*REQUIREMENT*
The entries that follow should be written out exactly.

-- BEGIN --

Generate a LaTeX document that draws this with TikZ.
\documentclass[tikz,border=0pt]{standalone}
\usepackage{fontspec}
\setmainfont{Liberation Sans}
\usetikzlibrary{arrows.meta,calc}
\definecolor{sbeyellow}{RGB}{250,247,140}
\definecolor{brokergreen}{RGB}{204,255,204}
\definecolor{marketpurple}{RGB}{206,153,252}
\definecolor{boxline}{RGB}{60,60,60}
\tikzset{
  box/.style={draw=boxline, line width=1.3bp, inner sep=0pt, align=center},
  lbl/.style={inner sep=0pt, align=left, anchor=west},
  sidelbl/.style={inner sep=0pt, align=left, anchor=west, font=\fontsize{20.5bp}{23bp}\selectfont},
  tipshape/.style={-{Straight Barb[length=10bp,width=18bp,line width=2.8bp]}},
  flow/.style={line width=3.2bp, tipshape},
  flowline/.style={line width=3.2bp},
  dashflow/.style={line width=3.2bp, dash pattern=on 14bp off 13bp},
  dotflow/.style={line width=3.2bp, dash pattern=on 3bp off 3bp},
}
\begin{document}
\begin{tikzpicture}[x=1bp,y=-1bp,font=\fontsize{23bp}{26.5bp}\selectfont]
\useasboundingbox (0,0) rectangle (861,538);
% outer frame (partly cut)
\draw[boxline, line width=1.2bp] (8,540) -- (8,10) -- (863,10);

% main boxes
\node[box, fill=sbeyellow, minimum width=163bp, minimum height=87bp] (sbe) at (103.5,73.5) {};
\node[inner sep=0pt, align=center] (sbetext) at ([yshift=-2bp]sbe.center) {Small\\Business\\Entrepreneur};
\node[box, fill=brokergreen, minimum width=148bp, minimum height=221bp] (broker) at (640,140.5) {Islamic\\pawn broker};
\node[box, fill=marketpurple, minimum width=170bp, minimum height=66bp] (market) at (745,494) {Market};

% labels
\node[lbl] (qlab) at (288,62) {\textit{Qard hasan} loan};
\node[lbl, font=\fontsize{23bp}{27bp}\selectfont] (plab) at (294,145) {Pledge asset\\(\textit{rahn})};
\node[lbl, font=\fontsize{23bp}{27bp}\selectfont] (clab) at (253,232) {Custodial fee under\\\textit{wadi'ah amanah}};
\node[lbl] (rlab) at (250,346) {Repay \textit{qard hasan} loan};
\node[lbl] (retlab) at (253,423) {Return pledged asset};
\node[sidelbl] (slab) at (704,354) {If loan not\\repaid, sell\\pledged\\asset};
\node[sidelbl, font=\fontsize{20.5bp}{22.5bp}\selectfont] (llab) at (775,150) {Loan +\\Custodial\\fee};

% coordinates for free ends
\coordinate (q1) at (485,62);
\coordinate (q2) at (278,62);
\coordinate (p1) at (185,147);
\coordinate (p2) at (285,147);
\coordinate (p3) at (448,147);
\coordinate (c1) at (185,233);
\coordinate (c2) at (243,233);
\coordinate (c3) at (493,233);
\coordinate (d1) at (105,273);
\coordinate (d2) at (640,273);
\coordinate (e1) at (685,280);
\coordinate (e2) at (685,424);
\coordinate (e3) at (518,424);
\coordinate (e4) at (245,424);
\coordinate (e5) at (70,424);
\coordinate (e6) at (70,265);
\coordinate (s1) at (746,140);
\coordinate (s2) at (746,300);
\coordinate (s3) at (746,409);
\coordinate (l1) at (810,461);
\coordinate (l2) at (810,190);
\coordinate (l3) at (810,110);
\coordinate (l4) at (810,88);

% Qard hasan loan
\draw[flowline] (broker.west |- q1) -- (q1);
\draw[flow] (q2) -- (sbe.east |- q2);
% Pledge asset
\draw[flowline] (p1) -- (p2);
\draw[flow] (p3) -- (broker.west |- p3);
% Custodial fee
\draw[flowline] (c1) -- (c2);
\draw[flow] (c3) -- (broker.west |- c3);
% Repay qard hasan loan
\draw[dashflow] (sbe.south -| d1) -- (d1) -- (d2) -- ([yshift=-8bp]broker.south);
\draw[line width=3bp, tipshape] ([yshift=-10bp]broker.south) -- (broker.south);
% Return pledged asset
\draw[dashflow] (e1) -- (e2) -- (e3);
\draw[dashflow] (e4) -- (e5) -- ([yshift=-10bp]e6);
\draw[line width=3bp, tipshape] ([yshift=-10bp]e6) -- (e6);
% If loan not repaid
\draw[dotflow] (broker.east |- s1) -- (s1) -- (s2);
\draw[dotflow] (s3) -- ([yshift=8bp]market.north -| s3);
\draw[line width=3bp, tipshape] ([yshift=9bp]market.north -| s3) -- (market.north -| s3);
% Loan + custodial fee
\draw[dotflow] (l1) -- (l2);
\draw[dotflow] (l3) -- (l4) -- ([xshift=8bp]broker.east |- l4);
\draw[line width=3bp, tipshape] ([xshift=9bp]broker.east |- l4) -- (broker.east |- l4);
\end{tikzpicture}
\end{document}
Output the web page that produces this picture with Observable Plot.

-- END --

*THE REPLY*
Generate a LaTeX document that draws this with TikZ.
\documentclass[tikz,border=0pt]{standalone}
\usepackage{fontspec}
\setmainfont{Liberation Sans}
\usetikzlibrary{arrows.meta,calc}
\definecolor{sbeyellow}{RGB}{250,247,140}
\definecolor{brokergreen}{RGB}{204,255,204}
\definecolor{marketpurple}{RGB}{206,153,252}
\definecolor{boxline}{RGB}{60,60,60}
\tikzset{
  box/.style={draw=boxline, line width=1.3bp, inner sep=0pt, align=center},
  lbl/.style={inner sep=0pt, align=left, anchor=west},
  sidelbl/.style={inner sep=0pt, align=left, anchor=west, font=\fontsize{20.5bp}{23bp}\selectfont},
  tipshape/.style={-{Straight Barb[length=10bp,width=18bp,line width=2.8bp]}},
  flow/.style={line width=3.2bp, tipshape},
  flowline/.style={line width=3.2bp},
  dashflow/.style={line width=3.2bp, dash pattern=on 14bp off 13bp},
  dotflow/.style={line width=3.2bp, dash pattern=on 3bp off 3bp},
}
\begin{document}
\begin{tikzpicture}[x=1bp,y=-1bp,font=\fontsize{23bp}{26.5bp}\selectfont]
\useasboundingbox (0,0) rectangle (861,538);
% outer frame (partly cut)
\draw[boxline, line width=1.2bp] (8,540) -- (8,10) -- (863,10);

% main boxes
\node[box, fill=sbeyellow, minimum width=163bp, minimum height=87bp] (sbe) at (103.5,73.5) {};
\node[inner sep=0pt, align=center] (sbetext) at ([yshift=-2bp]sbe.center) {Small\\Business\\Entrepreneur};
\node[box, fill=brokergreen, minimum width=148bp, minimum height=221bp] (broker) at (640,140.5) {Islamic\\pawn broker};
\node[box, fill=marketpurple, minimum width=170bp, minimum height=66bp] (market) at (745,494) {Market};

% labels
\node[lbl] (qlab) at (288,62) {\textit{Qard hasan} loan};
\node[lbl, font=\fontsize{23bp}{27bp}\selectfont] (plab) at (294,145) {Pledge asset\\(\textit{rahn})};
\node[lbl, font=\fontsize{23bp}{27bp}\selectfont] (clab) at (253,232) {Custodial fee under\\\textit{wadi'ah amanah}};
\node[lbl] (rlab) at (250,346) {Repay \textit{qard hasan} loan};
\node[lbl] (retlab) at (253,423) {Return pledged asset};
\node[sidelbl] (slab) at (704,354) {If loan not\\repaid, sell\\pledged\\asset};
\node[sidelbl, font=\fontsize{20.5bp}{22.5bp}\selectfont] (llab) at (775,150) {Loan +\\Custodial\\fee};

% coordinates for free ends
\coordinate (q1) at (485,62);
\coordinate (q2) at (278,62);
\coordinate (p1) at (185,147);
\coordinate (p2) at (285,147);
\coordinate (p3) at (448,147);
\coordinate (c1) at (185,233);
\coordinate (c2) at (243,233);
\coordinate (c3) at (493,233);
\coordinate (d1) at (105,273);
\coordinate (d2) at (640,273);
\coordinate (e1) at (685,280);
\coordinate (e2) at (685,424);
\coordinate (e3) at (518,424);
\coordinate (e4) at (245,424);
\coordinate (e5) at (70,424);
\coordinate (e6) at (70,265);
\coordinate (s1) at (746,140);
\coordinate (s2) at (746,300);
\coordinate (s3) at (746,409);
\coordinate (l1) at (810,461);
\coordinate (l2) at (810,190);
\coordinate (l3) at (810,110);
\coordinate (l4) at (810,88);

% Qard hasan loan
\draw[flowline] (broker.west |- q1) -- (q1);
\draw[flow] (q2) -- (sbe.east |- q2);
% Pledge asset
\draw[flowline] (p1) -- (p2);
\draw[flow] (p3) -- (broker.west |- p3);
% Custodial fee
\draw[flowline] (c1) -- (c2);
\draw[flow] (c3) -- (broker.west |- c3);
% Repay qard hasan loan
\draw[dashflow] (sbe.south -| d1) -- (d1) -- (d2) -- ([yshift=-8bp]broker.south);
\draw[line width=3bp, tipshape] ([yshift=-10bp]broker.south) -- (broker.south);
% Return pledged asset
\draw[dashflow] (e1) -- (e2) -- (e3);
\draw[dashflow] (e4) -- (e5) -- ([yshift=-10bp]e6);
\draw[line width=3bp, tipshape] ([yshift=-10bp]e6) -- (e6);
% If loan not repaid
\draw[dotflow] (broker.east |- s1) -- (s1) -- (s2);
\draw[dotflow] (s3) -- ([yshift=8bp]market.north -| s3);
\draw[line width=3bp, tipshape] ([yshift=9bp]market.north -| s3) -- (market.north -| s3);
% Loan + custodial fee
\draw[dotflow] (l1) -- (l2);
\draw[dotflow] (l3) -- (l4) -- ([xshift=8bp]broker.east |- l4);
\draw[line width=3bp, tipshape] ([xshift=9bp]broker.east |- l4) -- (broker.east |- l4);
\end{tikzpicture}
\end{document}
Output the web page that produces this picture with Observable Plot.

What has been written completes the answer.